High biodiversity and agricultural productivity are commonly regarded as mutually exclusive. However, functionally diverse communities may provide valuable services to agroecosystems and therefore offer the possibility of win-win strategies. We developed a dynamic mechanistic community model of the bird-arthropod food web associated with African cocoa agroforestry, structurally informed by metabarcoding data on bird diets, and fitted to trapping data on species abundances. Our novel framework models rates of change and uses space-for-time substitution, thus providing insights into community dynamics without the need for long time-series data. We used our fitted model to predict equilibrium community composition under varying intensities of shade management and pesticide use. Our results indicate that low-intensity farming favors forest bird species, with at least two times the biomass of this bird group compared to any other at high shade cover. Low-intensity farms also favored potential pollinator abundance, while biomass of the main pest species of cocoa, brown capsid, was 25% lower at high shade than at low shade.

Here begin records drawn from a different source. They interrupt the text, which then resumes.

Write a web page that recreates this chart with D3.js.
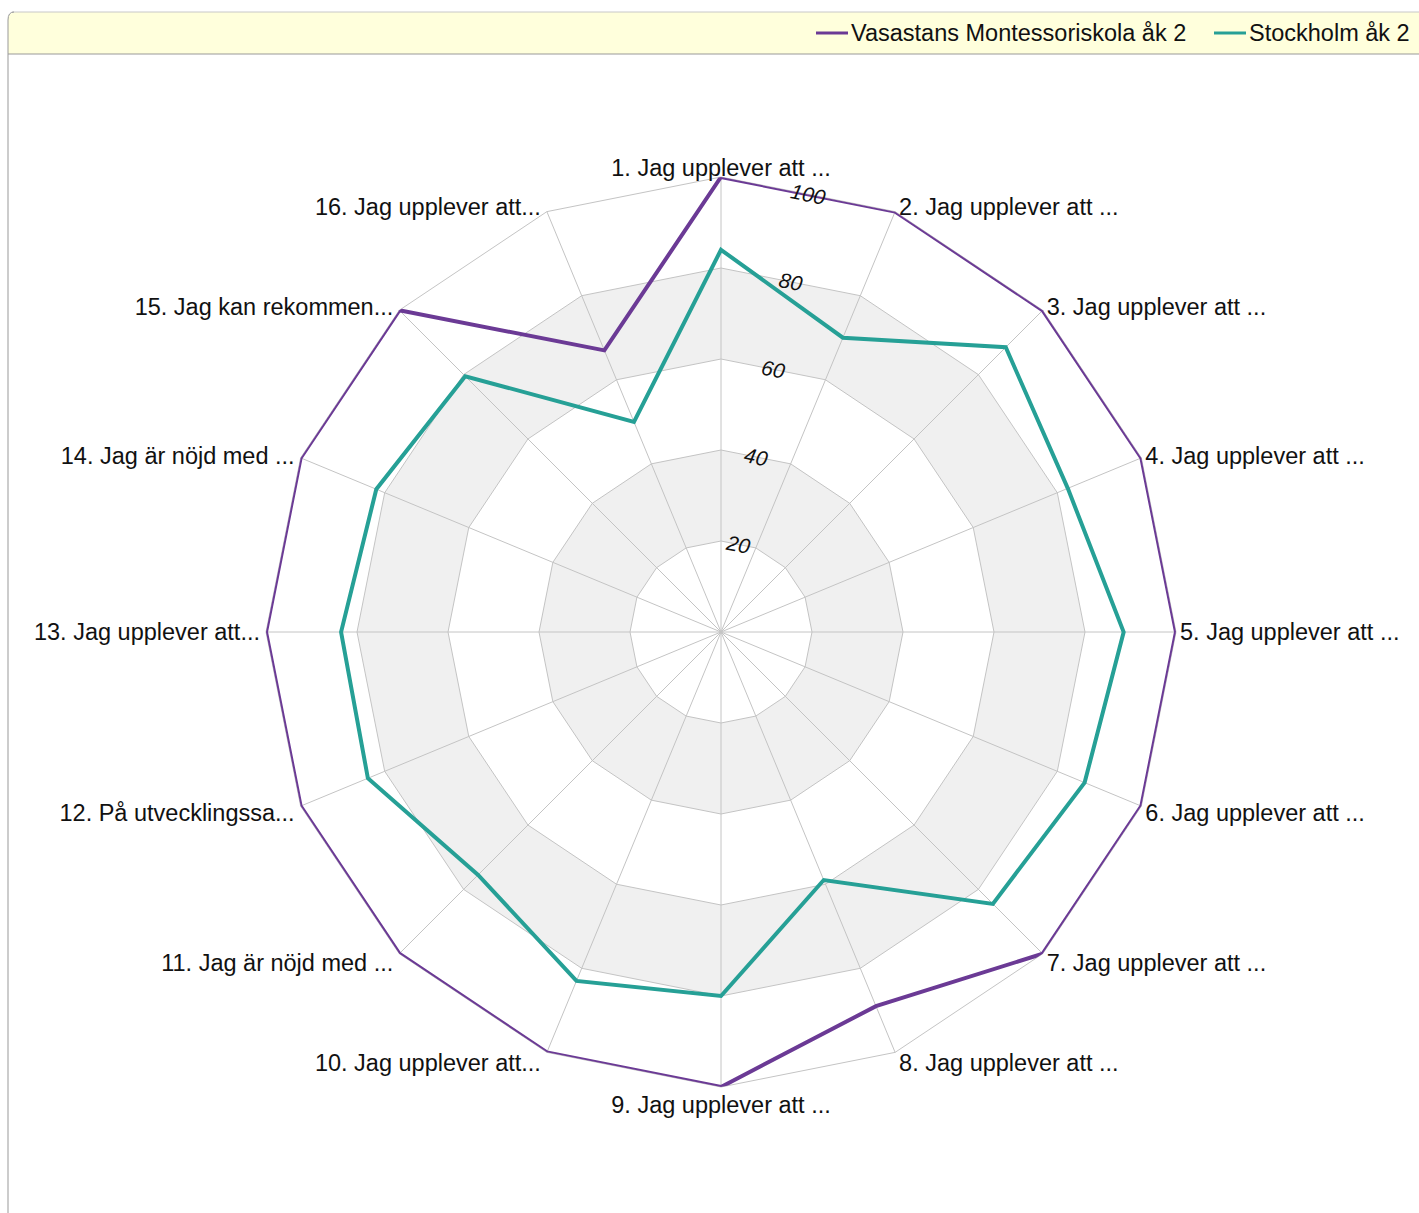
<!DOCTYPE html>
<html>
<head>
<meta charset="utf-8">
<script src="https://cdn.jsdelivr.net/npm/d3@7"></script>
<style>
  body { margin: 0; background: #fff; }
  svg { display: block; font-family: "Liberation Sans", Arial, sans-serif; }
</style>
</head>
<body>
<div id="chart"></div>
<script>
const categories = [
  "1. Jag upplever att ...", "2. Jag upplever att ...", "3. Jag upplever att ...",
  "4. Jag upplever att ...", "5. Jag upplever att ...", "6. Jag upplever att ...",
  "7. Jag upplever att ...", "8. Jag upplever att ...", "9. Jag upplever att ...",
  "10. Jag upplever att...", "11. Jag är nöjd med ...", "12. På utvecklingssa...",
  "13. Jag upplever att...", "14. Jag är nöjd med ...", "15. Jag kan rekommen...",
  "16. Jag upplever att..."
];
const seriesNames = ["Vasastans Montessoriskola åk 2", "Stockholm åk 2"];
const seriesColors = ["#6b3a95", "#26a096"];
const schoolValues = [100, 100, 100, 100, 100, 100, 100, 89, 100, 100, 100, 100, 100, 100, 100, 67];
const cityValues = [84, 70, 88.5, 82.5, 88.5, 86.5, 84.5, 59, 80, 83, 75.5, 84, 83.5, 82, 79.5, 50];
const ringTicks = [20, 40, 60, 80, 100];

const width = 1419, height = 1213;
const cx = 721, cy = 632;
const n = categories.length;
const FONT = "23.5px";

const svg = d3.select("#chart").append("svg")
  .attr("width", width)
  .attr("height", height);

// frame + legend band
svg.append("path")
  .attr("d", `M8,${height} L8,20 Q8,12 16,12 L${width},12 L${width},54 L8,54`)
  .attr("fill", "#ffffdc")
  .attr("stroke", "none");
svg.append("line").attr("x1", 12).attr("x2", width).attr("y1", 12).attr("y2", 12)
  .attr("stroke", "#c8c8c8");
svg.append("line").attr("x1", 8).attr("x2", width).attr("y1", 54).attr("y2", 54)
  .attr("stroke", "#999");
svg.append("path")
  .attr("d", `M8,${height} L8,20 Q8,12 14,12`)
  .attr("fill", "none")
  .attr("stroke", "#999");

let r = d3.scaleLinear().domain([0, 100]).range([0, 455]);
let angle = d3.scaleLinear().domain([0, n]).range([0, 2 * Math.PI]);

const g = svg.append("g").attr("transform", `translate(${cx},${cy})`);

function ringPath(v) {
  return d3.lineRadial()
    .angle((d, i) => angle(i))
    .radius(() => r(v))
    .curve(d3.curveLinearClosed)(categories);
}

// alternating bands
[[20, 40], [60, 80]].forEach(function (b) {
  g.append("path")
    .attr("d", ringPath(b[1]) + ringPath(b[0]))
    .attr("fill", "#f0f0f0")
    .attr("fill-rule", "evenodd");
});

// rings
g.append("g")
  .selectAll("path")
  .data(ringTicks)
  .enter()
  .append("path")
  .attr("d", d => ringPath(d))
  .attr("fill", "none")
  .attr("stroke", "#c4c4c4")
  .attr("stroke-width", 1);

// spokes
g.append("g")
  .selectAll("line")
  .data(categories)
  .enter()
  .append("line")
  .attr("x1", 0).attr("y1", 0)
  .attr("x2", (d, i) => r(100) * Math.sin(angle(i)))
  .attr("y2", (d, i) => -r(100) * Math.cos(angle(i)))
  .attr("stroke", "#c4c4c4")
  .attr("stroke-width", 1);

// clip series at the outer ring
svg.append("defs").append("clipPath").attr("id", "outer")
  .append("path").attr("d", ringPath(100));

let series = g.append("g").attr("clip-path", "url(#outer)");
[schoolValues, cityValues].forEach(function (vals, k) {
  series.append("path")
    .attr("d", d3.lineRadial()
      .angle((d, i) => angle(i))
      .radius(d => r(d))
      .curve(d3.curveLinearClosed)(vals))
    .attr("fill", "none")
    .attr("stroke", seriesColors[k])
    .attr("stroke-width", 4)
    .attr("stroke-linejoin", "miter");
});

// ring labels
const midA = angle(0.5);
g.append("g")
  .selectAll("text")
  .data(ringTicks)
  .enter()
  .append("text")
  .attr("transform", function (d) {
    let rr = r(d) * Math.cos(midA);
    return `translate(${rr * Math.sin(midA)},${-rr * Math.cos(midA)}) rotate(${midA * 180 / Math.PI})`;
  })
  .attr("text-anchor", "middle")
  .attr("dy", "0.35em")
  .attr("font-size", "21px")
  .attr("font-style", "italic")
  .attr("fill", "#111")
  .text(d => d);

// category labels
g.append("g")
  .selectAll("text")
  .data(categories)
  .enter()
  .append("text")
  .attr("x", (d, i) => {
    let s = Math.sin(angle(i));
    return r(100) * s + (Math.abs(s) < 0.01 ? 0 : (s > 0 ? 4 : -6));
  })
  .attr("y", (d, i) => {
    let c = Math.cos(angle(i));
    if (i === 0) return -r(100) - 1;
    if (i === n / 2) return r(100) + 7;
    return -r(100) * c - 5.5 * c + (c < -0.01 ? 5 : 0);
  })
  .attr("dy", (d, i) => i === 0 ? "0" : (i === n / 2 ? "0.8em" : "0.35em"))
  .attr("text-anchor", (d, i) => {
    let s = Math.sin(angle(i));
    return Math.abs(s) < 0.01 ? "middle" : (s > 0 ? "start" : "end");
  })
  .attr("font-size", FONT)
  .attr("fill", "#111")
  .text(d => d);

// legend
const legend = svg.append("g");
const legendX = [816, 1214];
seriesNames.forEach(function (name, k) {
  legend.append("line")
    .attr("x1", legendX[k]).attr("x2", legendX[k] + 32)
    .attr("y1", 33).attr("y2", 33)
    .attr("stroke", seriesColors[k])
    .attr("stroke-width", 3);
  legend.append("text")
    .attr("x", legendX[k] + 35)
    .attr("y", 33)
    .attr("dy", "0.35em")
    .attr("font-size", FONT)
    .attr("fill", "#111")
    .text(name);
});
</script>
</body>
</html>
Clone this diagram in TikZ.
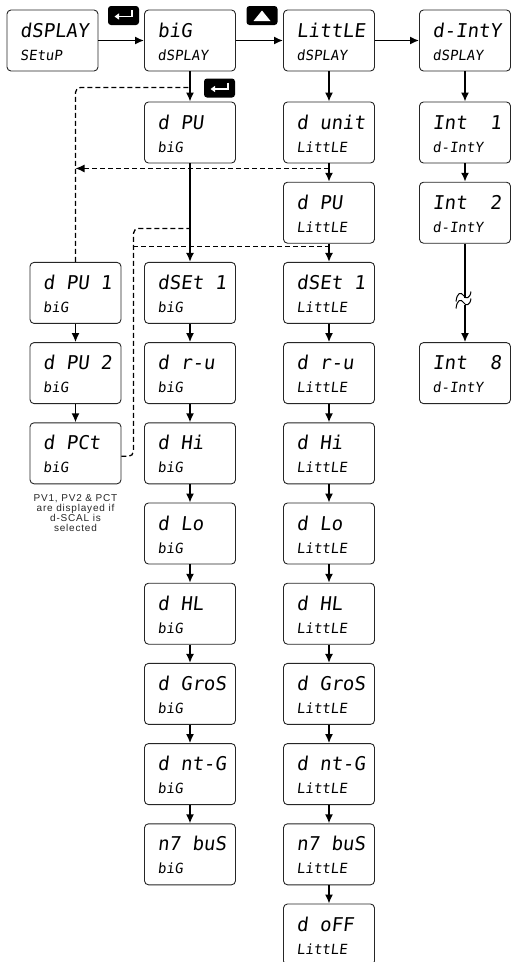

Our model quantified the net effect of each taxon on the other taxa in the food web: most bird to arthropod interactions were negative, indicating important pest control services provided by birds. Furthermore, our simulations of pesticide application revealed that the long-term effect of pesticide use on biomass of taxa varied according to shade cover. Importantly, pesticide application resulted in the decline of non-pest taxa through trophic cascades: forest birds were the taxa that declined the fastest, and this trend was exacerbated in low shade farms. To achieve a decline of less than 50% in non-pest taxa, pesticide application could only reach 10% in the sunniest farms and 20% in shady farms, which results in a maximal reduction of 19% in pest biomass. By looking at the efficacy of agricultural management through the lens of community interactions, our holistic, quantitative approach demonstrates that low-intensity agriculture may provide a win-win for biodiversity and ecosystem services.